Burung terbang

Minggu, 04 Oktober 2009

Mahasiswa UMB bangga memakai batik.

Never say you’re UMB students if you’re not wearing BATIK. Kalimat itu tertulis di spanduk besar yang terpampang dekat gedung rektorat Universitas Mercu Buana (UMB) ketika hak cipta batik ditetapkan UNESCO.


Suasana kampus berlogokan ‘api biru’ ini tampak tidak seperti hari biasanya. Mahasiswa yang menggunakan Batik saat itu mendominasi lingkungan kampus. Bukan tanpa tujuan mereka mengenakan batik hari itu (02/10). Sebelumnya, mahasiswa sudah mengetahui bahwa pada 2 Oktober 2009 seluruh rakyat Indonesia wajib mengenakan batik, karena hari itu pula ditetapkan Batik menjadi bagian dari 76 seni dan tradisi dari 27 negara yang diakui UNESCO dalam daftar warisan budaya tak benda melalui keputusan komite 24 negara yang bersidang di Abu Dhabi, Uni Emirat Arab hingga Jumat (2/10), dikutip dari Kompas.Com.

Sebagai warga negara Indonesia khususnya keluarga besar UMB, mempunyai kebanggaan tersendiri saat batik ditetapkan sebagai warisan asli bangsa. “Moment seperti ini tidak boleh diabaikan. Ini adalah wujud penghargaan besar atas karya anak bangsa yang luar biasa,” tutur Rahman dosen politik UMB. Ia pun menambahkan, tujuan dari memakai batik di UMB sebagai wujud rasa bersyukur UMB terhadap legitimasi atas hasil karya batik itu. “Kami tidak menyuruh mahasiswa mengenakan batik dan bukan pula peraturan dari pemerintah, melainkan hanya himbauan saja.”
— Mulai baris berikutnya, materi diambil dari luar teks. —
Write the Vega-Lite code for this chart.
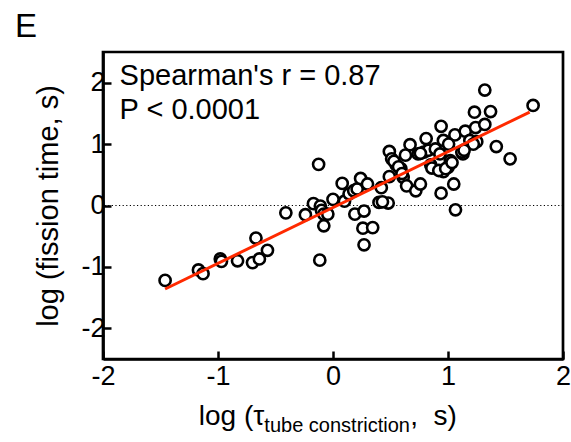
{
  "$schema": "https://vega.github.io/schema/vega-lite/v6.json",
  "width": 460,
  "height": 307,
  "autosize": "none",
  "padding": {"left": 103, "top": 52, "right": 8, "bottom": 83},
  "background": "white",
  "config": {
    "font": "Liberation Sans",
    "view": {"stroke": "black", "strokeWidth": 2.7},
    "axis": {
      "grid": false,
      "domainColor": "black",
      "domainWidth": 2.7,
      "tickColor": "black",
      "tickWidth": 2.5,
      "tickSize": -8,
      "labelFontSize": 27,
      "labelColor": "black",
      "labelFlush": false,
      "labelOverlap": false,
      "labelExpr": "'' + datum.value",
      "titleFontSize": 29,
      "titleFontWeight": "normal",
      "titleColor": "black"
    }
  },
  "title": {"text": "E", "anchor": "start", "frame": "group", "dx": -88, "offset": 8, "fontSize": 33, "fontWeight": "normal", "color": "black"},
  "datasets": {
    "points": [
      {"tau": -1.46, "fission": -1.22},
      {"tau": -1.17, "fission": -1.05},
      {"tau": -1.13, "fission": -1.11},
      {"tau": -0.98, "fission": -0.87},
      {"tau": -0.97, "fission": -0.91},
      {"tau": -0.83, "fission": -0.9},
      {"tau": -0.7, "fission": -0.93},
      {"tau": -0.67, "fission": -0.53},
      {"tau": -0.64, "fission": -0.87},
      {"tau": -0.57, "fission": -0.73},
      {"tau": -0.41, "fission": -0.12},
      {"tau": -0.24, "fission": -0.15},
      {"tau": -0.17, "fission": 0.03},
      {"tau": -0.125, "fission": 0.67},
      {"tau": -0.11, "fission": -0.01},
      {"tau": -0.1, "fission": -0.08},
      {"tau": -0.08, "fission": -0.14},
      {"tau": -0.045, "fission": -0.14},
      {"tau": -0.08, "fission": -0.33},
      {"tau": -0.115, "fission": -0.89},
      {"tau": 0.0, "fission": 0.1},
      {"tau": 0.08, "fission": 0.36},
      {"tau": 0.1, "fission": 0.07},
      {"tau": 0.14, "fission": 0.19},
      {"tau": 0.18, "fission": 0.24},
      {"tau": 0.21, "fission": 0.27},
      {"tau": 0.24, "fission": 0.44},
      {"tau": 0.3, "fission": 0.35},
      {"tau": 0.19, "fission": -0.14},
      {"tau": 0.27, "fission": -0.09},
      {"tau": 0.26, "fission": -0.37},
      {"tau": 0.345, "fission": -0.36},
      {"tau": 0.27, "fission": -0.64},
      {"tau": 0.4, "fission": 0.05},
      {"tau": 0.48, "fission": 0.04},
      {"tau": 0.42, "fission": 0.29},
      {"tau": 0.49, "fission": 0.47},
      {"tau": 0.49, "fission": 0.88},
      {"tau": 0.51, "fission": 0.76},
      {"tau": 0.55, "fission": 0.66},
      {"tau": 0.59, "fission": 0.6},
      {"tau": 0.61, "fission": 0.46},
      {"tau": 0.64, "fission": 0.32},
      {"tau": 0.63, "fission": 0.82},
      {"tau": 0.67, "fission": 0.99},
      {"tau": 0.72, "fission": 0.24},
      {"tau": 0.76, "fission": 0.35},
      {"tau": 0.74, "fission": 0.84},
      {"tau": 0.79, "fission": 0.87},
      {"tau": 0.81, "fission": 1.09},
      {"tau": 0.83, "fission": 0.9},
      {"tau": 0.85, "fission": 0.66},
      {"tau": 0.86, "fission": 0.61},
      {"tau": 0.89, "fission": 0.92},
      {"tau": 0.94, "fission": 1.29},
      {"tau": 0.96, "fission": 1.06},
      {"tau": 0.93, "fission": 0.84},
      {"tau": 0.96, "fission": 0.55},
      {"tau": 0.94, "fission": 0.2},
      {"tau": 1.0, "fission": 0.62},
      {"tau": 1.02, "fission": 0.73},
      {"tau": 1.05, "fission": 0.35},
      {"tau": 1.065, "fission": -0.07},
      {"tau": 1.06, "fission": 1.15},
      {"tau": 1.13, "fission": 0.84},
      {"tau": 1.15, "fission": 1.21},
      {"tau": 1.19, "fission": 1.06},
      {"tau": 1.24, "fission": 1.27},
      {"tau": 1.25, "fission": 1.04},
      {"tau": 1.23, "fission": 1.52},
      {"tau": 1.32, "fission": 1.88},
      {"tau": 1.32, "fission": 1.32},
      {"tau": 1.37, "fission": 1.53},
      {"tau": 1.42, "fission": 0.96},
      {"tau": 1.54, "fission": 0.76},
      {"tau": 1.74, "fission": 1.63},
      {"tau": 0.53, "fission": 0.72},
      {"tau": 0.57, "fission": 0.63},
      {"tau": 0.6, "fission": 0.52},
      {"tau": 0.92, "fission": 0.57},
      {"tau": 0.98, "fission": 0.6},
      {"tau": 1.035, "fission": 0.7},
      {"tau": 1.005, "fission": 1.0},
      {"tau": 0.76, "fission": 0.85},
      {"tau": 1.12, "fission": 0.87},
      {"tau": 1.22, "fission": 1.0},
      {"tau": 1.14, "fission": 0.9},
      {"tau": 0.43, "fission": 0.06}
    ],
    "fit": [
      {"tau": -1.46, "fission": -1.36},
      {"tau": 1.71, "fission": 1.52}
    ]
  },
  "layer": [
    {
      "data": {"values": [{}]},
      "mark": {"type": "rule", "color": "black", "strokeWidth": 1, "strokeDash": [1.2, 2.4]},
      "encoding": {
        "y": {"datum": 0, "type": "quantitative", "scale": {"domain": [-2.5, 2.5]}, "axis": {"values": [-2, -1, 0, 1, 2], "title": "log (fission time, s)", "labelPadding": 6, "titlePadding": 17}}
      }
    },
    {
      "data": {"name": "points"},
      "mark": {"type": "circle", "fill": "white", "stroke": "black", "strokeWidth": 2.6, "size": 125, "opacity": 1, "fillOpacity": 1},
      "encoding": {
        "x": {"field": "tau", "type": "quantitative", "scale": {"domain": [-2, 2]}, "axis": {"values": [-2, -1, 0, 1, 2], "title": null, "labelPadding": 12}},
        "y": {"field": "fission", "type": "quantitative", "scale": {"domain": [-2.5, 2.5]}, "axis": {"values": [-2, -1, 0, 1, 2], "title": "log (fission time, s)", "labelPadding": 6, "titlePadding": 17}}
      }
    },
    {
      "data": {"name": "fit"},
      "mark": {"type": "line", "color": "#ff2a00", "strokeWidth": 3},
      "encoding": {
        "x": {"field": "tau", "type": "quantitative"},
        "y": {"field": "fission", "type": "quantitative"}
      }
    },
    {
      "data": {"values": [{"label": "Spearman's r = 0.87"}]},
      "mark": {"type": "text", "align": "left", "baseline": "alphabetic", "fontSize": 29, "color": "black"},
      "encoding": {
        "x": {"datum": -1.856, "type": "quantitative"},
        "y": {"datum": 1.958, "type": "quantitative"},
        "text": {"field": "label"}
      }
    },
    {
      "data": {"values": [{"label": "P < 0.0001"}]},
      "mark": {"type": "text", "align": "left", "baseline": "alphabetic", "fontSize": 29, "color": "black"},
      "encoding": {
        "x": {"datum": -1.856, "type": "quantitative"},
        "y": {"datum": 1.414, "type": "quantitative"},
        "text": {"field": "label"}
      }
    },
    {
      "data": {"values": [{"label": "log (τ"}]},
      "mark": {"type": "text", "align": "right", "baseline": "alphabetic", "fontSize": 28, "color": "black"},
      "encoding": {
        "x": {"datum": -0.597, "type": "quantitative"},
        "y": {"datum": -3.573, "type": "quantitative"},
        "text": {"field": "label"}
      }
    },
    {
      "data": {"values": [{"label": "tube constriction"}]},
      "mark": {"type": "text", "align": "left", "baseline": "alphabetic", "fontSize": 20, "color": "black"},
      "encoding": {
        "x": {"datum": -0.597, "type": "quantitative"},
        "y": {"datum": -3.687, "type": "quantitative"},
        "text": {"field": "label"}
      }
    },
    {
      "data": {"values": [{"label": ",\u00a0 s)"}]},
      "mark": {"type": "text", "align": "left", "baseline": "alphabetic", "fontSize": 28, "color": "black"},
      "encoding": {
        "x": {"datum": 0.672, "type": "quantitative"},
        "y": {"datum": -3.573, "type": "quantitative"},
        "text": {"field": "label"}
      }
    }
  ]
}
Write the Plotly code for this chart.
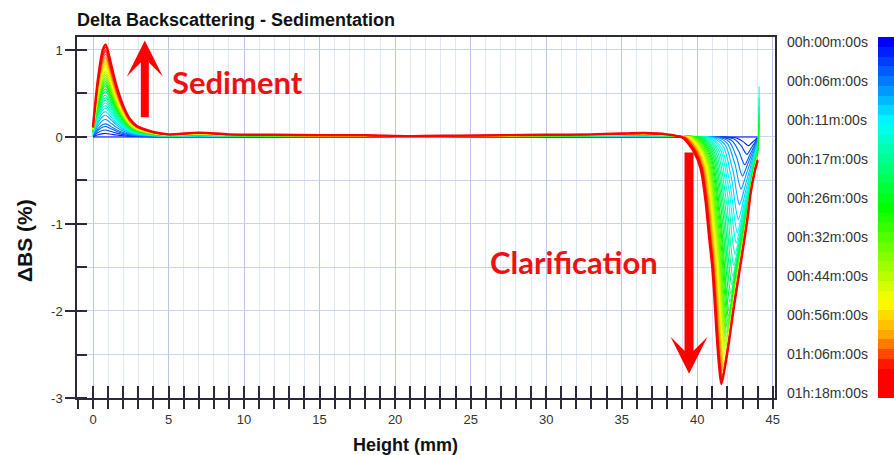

Sejumlah mahasiswa juga mendukung penetapan hak cipta batik tersebut. Kebanggaan tersendiri bagi yang mengenakan batik saat itu. “Selama ini kita mikir batik Cuma buat hadir di acara tertentu doang. Tapi nyatanya gue liat semua pakai batik keren-keren banget kok,” ujar Putri, Broadcasting ’09. Putri juga menyayangkan sebagian mahasiswa yang tidak mengenakan batik hari itu. “Rada kecewa sama mahasiswa yang nggak pakai batik. Gue aja bela-belain minjem ke saudara,” tambahnya.

Kesadaran akan rasa cinta tanah air masih minim dirasakan sebagian mahasiswa yang tidak mengenakan batik. Kekecewaan juga diutarakan Danang, Broadcasting ’08, “ Bukan orang Indonesia yang nggak pake batik,” tukasnya. Selain menyayangkan hal itu, ia pun sedikit kecewa dengan sikap Indonesia yang terkesan lamban dalam penetapan hak cipta batik tersebut. “Orang Indonesia kalau nggak ada rangsangan nggak bakal terespon, nunggu diklaim dulu nanti baru pada mencak-mencak.”

Tindakan lamban negara yang diutarakan Danang diartikan khusus sebagai kelemahan bangsa oleh Rahman. “Baru ditetapkan hak cipta setelah ada yang mengklaim adalah salah satu kelemahan Negara dalam mengapresiasikan nilai-nilai karya cipta anak bangsanya,” kata Rahman. Ia juga menuturkan contoh kasus dari kelemahan bangsa ini, misalnya tari pendet yang telah diklaim Malaysia karena tidak adanya tindakan preventif dari Indonesia. “Yang kita harus salahkan adalah departemen kehakiman dan HAM. Karena terlalu sulit mengadakan persyaratan hak paten tari pendet itu, padahal pemda Bali sudah mengusulkan,” tambahnya.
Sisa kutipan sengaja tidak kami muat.